# Exercise instructions
All of the material should be reproduced exactly, with pictures left out.

++++

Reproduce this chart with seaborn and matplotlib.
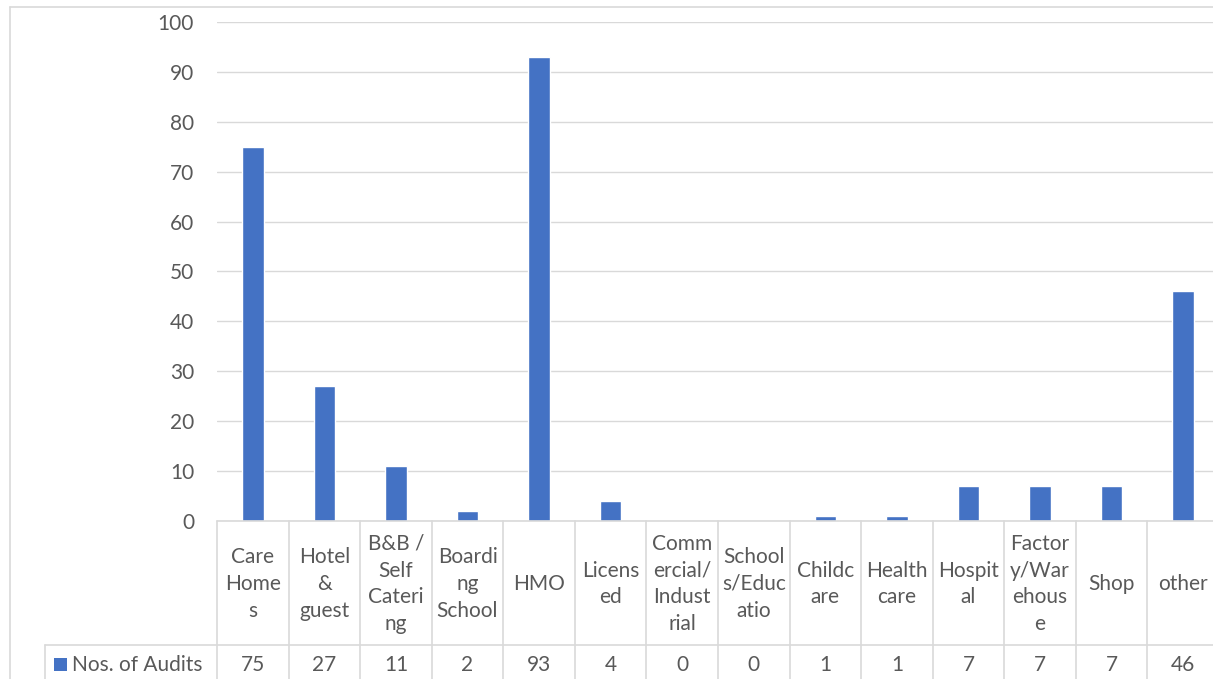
import matplotlib
matplotlib.use("Agg")
import matplotlib.pyplot as plt
from matplotlib.lines import Line2D
from matplotlib.patches import Rectangle
import seaborn as sns

# datos
categories = ["Care Homes", "Hotel & guest", "B&B / Self Catering", "Boarding School",
              "HMO", "Licensed", "Commercial/Industrial", "Schools/Education",
              "Childcare", "Health care", "Hospital", "Factory/Warehouse", "Shop", "other"]
audits = [75, 27, 11, 2, 93, 4, 0, 0, 1, 1, 7, 7, 7, 46]
# etiquetas tal como aparecen en la tabla (con cortes de linea)
wrapped_labels = ["Care\nHome\ns", "Hotel\n&\nguest", "B&B /\nSelf\nCateri\nng", "Boardi\nng\nSchool",
                  "HMO", "Licens\ned", "Comm\nercial/\nIndust\nrial", "School\ns/Educ\natio",
                  "Childc\nare", "Health\ncare", "Hospit\nal", "Factor\ny/War\nehous\ne",
                  "Shop", "other"]
series_name = "Nos. of Audits"
yticks = list(range(0, 101, 10))

BLUE = "#4472C4"
GRID = "#D9D9D9"
TXT = "#595959"
FS = 15

sns.set_style("white")
plt.rcParams["font.family"] = ["Lato", "DejaVu Sans"]

W, H = 1213, 679
fig = plt.figure(figsize=(W / 100, H / 100), dpi=100)

x0, x1, ytop, ybase = 217, 1219, 22, 521
ax = fig.add_axes([x0 / W, (H - ybase) / H, (x1 - x0) / W, (ybase - ytop) / H])

sns.barplot(x=categories, y=audits, color=BLUE, saturation=1, width=0.3, ax=ax)
ax.set_xlim(-0.5, len(categories) - 0.5)
ax.set_ylim(0, 100)
ax.set_yticks(yticks)
ax.yaxis.grid(True, color=GRID, linewidth=1)
ax.set_axisbelow(True)
for s in ax.spines.values():
    s.set_visible(False)
ax.tick_params(axis="y", length=0, pad=16.5, labelsize=FS, labelcolor=TXT)
ax.set_xticks([])
ax.set_xlabel("")
ax.set_ylabel("")

# tabla de datos debajo del grafico
row_split = 645
def ax_y(py):
    return (ybase - py) / (ybase - ytop)

tr = ax.get_xaxis_transform()
n = len(categories)
for i in range(n + 1):
    ax.add_line(Line2D([i - 0.5, i - 0.5], [ax_y(ybase), ax_y(H)], transform=tr,
                       color=GRID, linewidth=1.2, clip_on=False))
ax.add_line(Line2D([-0.5, n - 0.5], [0, 0], transform=tr, color=GRID, linewidth=1.2, clip_on=False))

for i, (lab, v) in enumerate(zip(wrapped_labels, audits)):
    ax.text(i, ax_y(584), lab, transform=tr, ha="center", va="center", multialignment="center",
            fontsize=FS, color=TXT, linespacing=1.42, clip_on=False)
    ax.text(i, ax_y(665), str(v), transform=tr, ha="center", va="center",
            fontsize=FS, color=TXT, clip_on=False)

# fila de la serie
fig.add_artist(Line2D([45 / W, x1 / W], [1 - row_split / H, 1 - row_split / H], color=GRID, linewidth=1.2))
fig.add_artist(Line2D([45 / W, 45 / W], [1 - row_split / H, 0], color=GRID, linewidth=1.2))
fig.add_artist(Rectangle((54 / W, 1 - 671 / H), 13 / W, 13 / H, color=BLUE, linewidth=0))
fig.text(72 / W, 1 - 665 / H, series_name, ha="left", va="center", fontsize=FS, color=TXT)

# borde del area del grafico
fig.add_artist(Line2D([10 / W, 10 / W], [0, 1 - 7 / H], color=GRID, linewidth=1.2))
fig.add_artist(Line2D([10 / W, 1], [1 - 7 / H, 1 - 7 / H], color=GRID, linewidth=1.2))

plt.savefig("out.png", dpi=100)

++++

# Reply to the exercise
Reproduce this chart with seaborn and matplotlib.
import matplotlib
matplotlib.use("Agg")
import matplotlib.pyplot as plt
from matplotlib.lines import Line2D
from matplotlib.patches import Rectangle
import seaborn as sns

# datos
categories = ["Care Homes", "Hotel & guest", "B&B / Self Catering", "Boarding School",
              "HMO", "Licensed", "Commercial/Industrial", "Schools/Education",
              "Childcare", "Health care", "Hospital", "Factory/Warehouse", "Shop", "other"]
audits = [75, 27, 11, 2, 93, 4, 0, 0, 1, 1, 7, 7, 7, 46]
# etiquetas tal como aparecen en la tabla (con cortes de linea)
wrapped_labels = ["Care\nHome\ns", "Hotel\n&\nguest", "B&B /\nSelf\nCateri\nng", "Boardi\nng\nSchool",
                  "HMO", "Licens\ned", "Comm\nercial/\nIndust\nrial", "School\ns/Educ\natio",
                  "Childc\nare", "Health\ncare", "Hospit\nal", "Factor\ny/War\nehous\ne",
                  "Shop", "other"]
series_name = "Nos. of Audits"
yticks = list(range(0, 101, 10))

BLUE = "#4472C4"
GRID = "#D9D9D9"
TXT = "#595959"
FS = 15

sns.set_style("white")
plt.rcParams["font.family"] = ["Lato", "DejaVu Sans"]

W, H = 1213, 679
fig = plt.figure(figsize=(W / 100, H / 100), dpi=100)

x0, x1, ytop, ybase = 217, 1219, 22, 521
ax = fig.add_axes([x0 / W, (H - ybase) / H, (x1 - x0) / W, (ybase - ytop) / H])

sns.barplot(x=categories, y=audits, color=BLUE, saturation=1, width=0.3, ax=ax)
ax.set_xlim(-0.5, len(categories) - 0.5)
ax.set_ylim(0, 100)
ax.set_yticks(yticks)
ax.yaxis.grid(True, color=GRID, linewidth=1)
ax.set_axisbelow(True)
for s in ax.spines.values():
    s.set_visible(False)
ax.tick_params(axis="y", length=0, pad=16.5, labelsize=FS, labelcolor=TXT)
ax.set_xticks([])
ax.set_xlabel("")
ax.set_ylabel("")

# tabla de datos debajo del grafico
row_split = 645
def ax_y(py):
    return (ybase - py) / (ybase - ytop)

tr = ax.get_xaxis_transform()
n = len(categories)
for i in range(n + 1):
    ax.add_line(Line2D([i - 0.5, i - 0.5], [ax_y(ybase), ax_y(H)], transform=tr,
                       color=GRID, linewidth=1.2, clip_on=False))
ax.add_line(Line2D([-0.5, n - 0.5], [0, 0], transform=tr, color=GRID, linewidth=1.2, clip_on=False))

for i, (lab, v) in enumerate(zip(wrapped_labels, audits)):
    ax.text(i, ax_y(584), lab, transform=tr, ha="center", va="center", multialignment="center",
            fontsize=FS, color=TXT, linespacing=1.42, clip_on=False)
    ax.text(i, ax_y(665), str(v), transform=tr, ha="center", va="center",
            fontsize=FS, color=TXT, clip_on=False)

# fila de la serie
fig.add_artist(Line2D([45 / W, x1 / W], [1 - row_split / H, 1 - row_split / H], color=GRID, linewidth=1.2))
fig.add_artist(Line2D([45 / W, 45 / W], [1 - row_split / H, 0], color=GRID, linewidth=1.2))
fig.add_artist(Rectangle((54 / W, 1 - 671 / H), 13 / W, 13 / H, color=BLUE, linewidth=0))
fig.text(72 / W, 1 - 665 / H, series_name, ha="left", va="center", fontsize=FS, color=TXT)

# borde del area del grafico
fig.add_artist(Line2D([10 / W, 10 / W], [0, 1 - 7 / H], color=GRID, linewidth=1.2))
fig.add_artist(Line2D([10 / W, 1], [1 - 7 / H, 1 - 7 / H], color=GRID, linewidth=1.2))

plt.savefig("out.png", dpi=100)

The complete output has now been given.